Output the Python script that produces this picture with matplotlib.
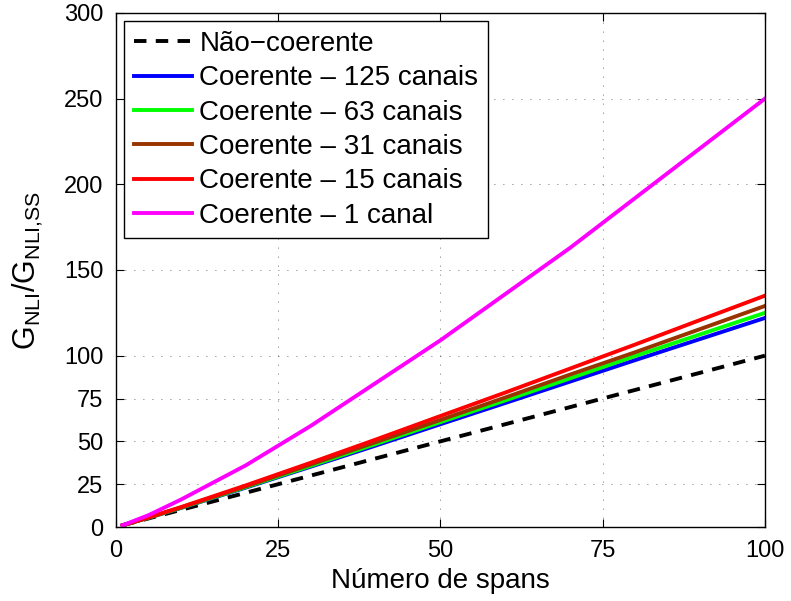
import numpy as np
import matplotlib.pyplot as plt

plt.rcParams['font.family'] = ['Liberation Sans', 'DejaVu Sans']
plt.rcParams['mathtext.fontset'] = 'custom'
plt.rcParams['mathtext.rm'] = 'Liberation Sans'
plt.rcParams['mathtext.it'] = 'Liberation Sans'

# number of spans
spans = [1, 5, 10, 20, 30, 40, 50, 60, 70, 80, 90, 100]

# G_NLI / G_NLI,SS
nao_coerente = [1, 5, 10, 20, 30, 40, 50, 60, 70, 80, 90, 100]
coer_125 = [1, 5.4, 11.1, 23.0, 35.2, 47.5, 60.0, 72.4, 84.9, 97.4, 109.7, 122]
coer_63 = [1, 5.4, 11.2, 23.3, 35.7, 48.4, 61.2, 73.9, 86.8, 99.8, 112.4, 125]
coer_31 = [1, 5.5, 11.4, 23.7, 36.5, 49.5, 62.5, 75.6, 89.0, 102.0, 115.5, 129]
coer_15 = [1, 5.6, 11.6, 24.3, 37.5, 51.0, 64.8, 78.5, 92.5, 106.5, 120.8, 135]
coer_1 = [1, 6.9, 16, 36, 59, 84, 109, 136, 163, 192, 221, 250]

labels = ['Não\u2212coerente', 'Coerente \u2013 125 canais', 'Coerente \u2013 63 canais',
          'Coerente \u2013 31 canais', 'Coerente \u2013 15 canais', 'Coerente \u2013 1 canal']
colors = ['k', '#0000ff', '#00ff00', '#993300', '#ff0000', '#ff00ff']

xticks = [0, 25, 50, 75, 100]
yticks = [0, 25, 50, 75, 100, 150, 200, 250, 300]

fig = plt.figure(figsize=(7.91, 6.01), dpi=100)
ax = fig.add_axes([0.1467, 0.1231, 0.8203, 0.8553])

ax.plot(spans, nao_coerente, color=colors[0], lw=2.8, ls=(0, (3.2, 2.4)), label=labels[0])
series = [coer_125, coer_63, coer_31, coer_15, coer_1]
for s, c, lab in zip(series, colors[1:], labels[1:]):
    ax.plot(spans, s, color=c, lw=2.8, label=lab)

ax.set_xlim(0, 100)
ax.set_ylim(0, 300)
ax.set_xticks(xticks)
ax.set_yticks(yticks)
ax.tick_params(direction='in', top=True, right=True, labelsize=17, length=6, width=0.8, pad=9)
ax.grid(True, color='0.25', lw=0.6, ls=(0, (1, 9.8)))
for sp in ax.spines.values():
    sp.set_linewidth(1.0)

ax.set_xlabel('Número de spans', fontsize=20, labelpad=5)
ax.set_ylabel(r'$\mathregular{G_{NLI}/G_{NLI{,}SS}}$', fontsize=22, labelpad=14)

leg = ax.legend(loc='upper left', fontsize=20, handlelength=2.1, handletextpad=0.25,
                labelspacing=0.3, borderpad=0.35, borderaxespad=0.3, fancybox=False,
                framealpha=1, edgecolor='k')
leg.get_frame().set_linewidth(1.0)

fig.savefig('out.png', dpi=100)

> [Given problem] Repeat the data exactly, dropping every picture it holds.

> [Complete response]
Output the Python script that produces this picture with matplotlib.
import numpy as np
import matplotlib.pyplot as plt

plt.rcParams['font.family'] = ['Liberation Sans', 'DejaVu Sans']
plt.rcParams['mathtext.fontset'] = 'custom'
plt.rcParams['mathtext.rm'] = 'Liberation Sans'
plt.rcParams['mathtext.it'] = 'Liberation Sans'

# number of spans
spans = [1, 5, 10, 20, 30, 40, 50, 60, 70, 80, 90, 100]

# G_NLI / G_NLI,SS
nao_coerente = [1, 5, 10, 20, 30, 40, 50, 60, 70, 80, 90, 100]
coer_125 = [1, 5.4, 11.1, 23.0, 35.2, 47.5, 60.0, 72.4, 84.9, 97.4, 109.7, 122]
coer_63 = [1, 5.4, 11.2, 23.3, 35.7, 48.4, 61.2, 73.9, 86.8, 99.8, 112.4, 125]
coer_31 = [1, 5.5, 11.4, 23.7, 36.5, 49.5, 62.5, 75.6, 89.0, 102.0, 115.5, 129]
coer_15 = [1, 5.6, 11.6, 24.3, 37.5, 51.0, 64.8, 78.5, 92.5, 106.5, 120.8, 135]
coer_1 = [1, 6.9, 16, 36, 59, 84, 109, 136, 163, 192, 221, 250]

labels = ['Não\u2212coerente', 'Coerente \u2013 125 canais', 'Coerente \u2013 63 canais',
          'Coerente \u2013 31 canais', 'Coerente \u2013 15 canais', 'Coerente \u2013 1 canal']
colors = ['k', '#0000ff', '#00ff00', '#993300', '#ff0000', '#ff00ff']

xticks = [0, 25, 50, 75, 100]
yticks = [0, 25, 50, 75, 100, 150, 200, 250, 300]

fig = plt.figure(figsize=(7.91, 6.01), dpi=100)
ax = fig.add_axes([0.1467, 0.1231, 0.8203, 0.8553])

ax.plot(spans, nao_coerente, color=colors[0], lw=2.8, ls=(0, (3.2, 2.4)), label=labels[0])
series = [coer_125, coer_63, coer_31, coer_15, coer_1]
for s, c, lab in zip(series, colors[1:], labels[1:]):
    ax.plot(spans, s, color=c, lw=2.8, label=lab)

ax.set_xlim(0, 100)
ax.set_ylim(0, 300)
ax.set_xticks(xticks)
ax.set_yticks(yticks)
ax.tick_params(direction='in', top=True, right=True, labelsize=17, length=6, width=0.8, pad=9)
ax.grid(True, color='0.25', lw=0.6, ls=(0, (1, 9.8)))
for sp in ax.spines.values():
    sp.set_linewidth(1.0)

ax.set_xlabel('Número de spans', fontsize=20, labelpad=5)
ax.set_ylabel(r'$\mathregular{G_{NLI}/G_{NLI{,}SS}}$', fontsize=22, labelpad=14)

leg = ax.legend(loc='upper left', fontsize=20, handlelength=2.1, handletextpad=0.25,
                labelspacing=0.3, borderpad=0.35, borderaxespad=0.3, fancybox=False,
                framealpha=1, edgecolor='k')
leg.get_frame().set_linewidth(1.0)

fig.savefig('out.png', dpi=100)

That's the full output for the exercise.